Wednesday, September 16, 2009

A facelift.

Do you like my new blog header?? It is compliments of my friend Angie, who is amazing and does some incredible design work. Check out her heartfelt blog here and her design website here.

Thanks again, Ang ;)

Tuesday, September 15, 2009

It made my day.

Today I was talking to one of my friends, and I made a sarcastic comment about myself. She said "Megan, seriously - who wouldn't want to be your friend? You have that personality that attracts people and makes everyone in the room want to know you."

I don't know if this comment would affect you like it did for me, but it absolutely made my day. With my low self-esteem and negative perception of myself, and friendship issues I've had, it was so nice to hear.

Thank you Lord, for the little things.

Monday, September 14, 2009

The B word: budget.

pic_money_envelope

Tyler and I have been very fortunate since we've been married and have been, for the most part, pretty secure and comfortable in our finances. We have been blessed and God has always provided for us in some way or another. So when we sat down with our Pastor a few weeks ago and started talking about working towards our goal of me being able to stay home, he asked what our budget looks like. Tyler and I both looked at each other and kinda chuckled at the thought of a budget. Not because we're all high & mighty and don't need a budget, but because we have never developed one. So the search began for some sort of money-saving system that we could use and that would actually work.

After talking with some of our friends from church and hearing about "The Envelope System" by Dave Ramsey, we have decided to give it a shot. Here's how it works: In order to figure out how much to put in each envelope, you first look through the previous 2 months worth of your bank statements and figure out how much you spend on different things such as groceries, eating out, clothing, gas, etc. Then you subtract it by 25% (or more!) and put money from each category into a different envelope. So we have an envelope for groceries, one for Tyler's lunch meals, one for my morning drinks, one for Jaxon's needs such as diapers/clothes/etc, one for gas, and then a "misc" envelope for each of us -- we can spend that "misc" money on whatever we want during the month. The concept is simple: once the money is gone, it's gone... no adding to the envelope throughout the month if you run out. Obviously there are exceptions to the rule, for instance, if you're at the grocery store and brought $100 with you and accidentally calculated wrong and your total is $110... in that case, you would swipe your card for the remaining balance and once you get home, take the $10 you spent above your budgeted amount and deposit it into your bank account the next day. Debit cards don't put you into debt, but they can definitely cause you to over-spend!

We've been doing it for 2 weeks now, and already I can see the impact. If nothing else, it has made us so much more conscience of where our money is going, and how much we spend on DUMB stuff! It is so much easier to just swipe your card, even if it is for a small amount, because you know there's money in your account... you don't see the long-term effect and how it's really affecting you even though it's only a few dollars here and there. However, when you have an envelope that only has $20 in it and it's all you have for the month for your your coffee drinks, then you learn to spend wisely and cherish those yummy drinks so much more.

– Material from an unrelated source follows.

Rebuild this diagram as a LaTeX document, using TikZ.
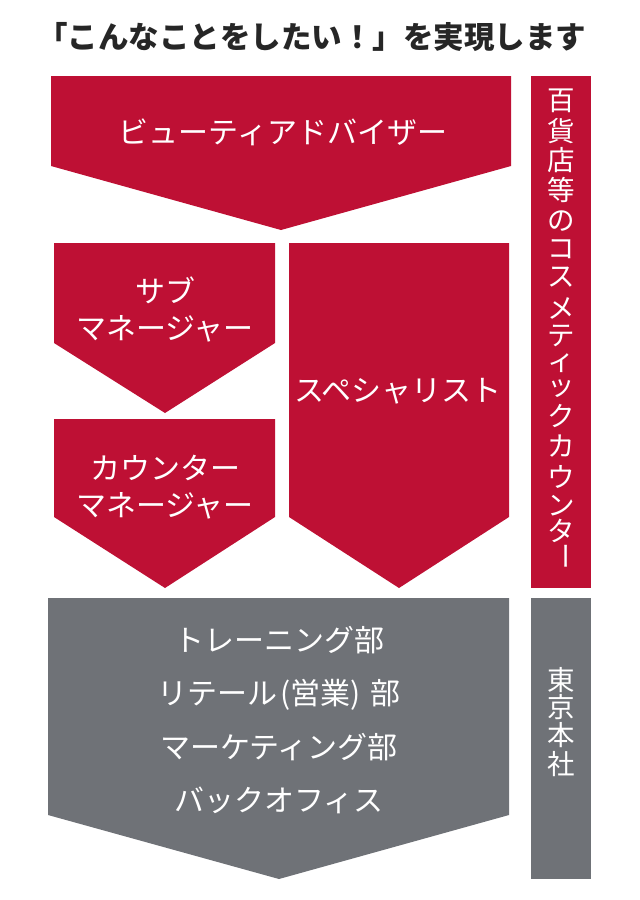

Or when you're out for dinner with your family and only have $15 with you, you literally can't spend more than that -- no matter how freakin' bad you want that diet coke or that piece of cheesecake!

The only things you can't include in your envelopes are bills that are paid each month, whether by check or automatic debit. Just remember to keep enough money in your checking account to cover those neccessities. ;)

Anyway, so that's where we're at budget-wise and how we're working towards me staying home. What about you? Any good money saving tips you'd like to share?

Thursday, September 3, 2009

Shells.

We have been studying the "Nooma" series from Rob Bell during this summer in our small group. If I can be honest for a minute, a lot of Rob Bell's stuff is way outside of the box and sometimes makes it hard for me to comprehend. Call me dense or stupid but a lot of times I just don't get it. But this past week we watched one Nooma video called "Shells" -- and let me just say, it rocked my world.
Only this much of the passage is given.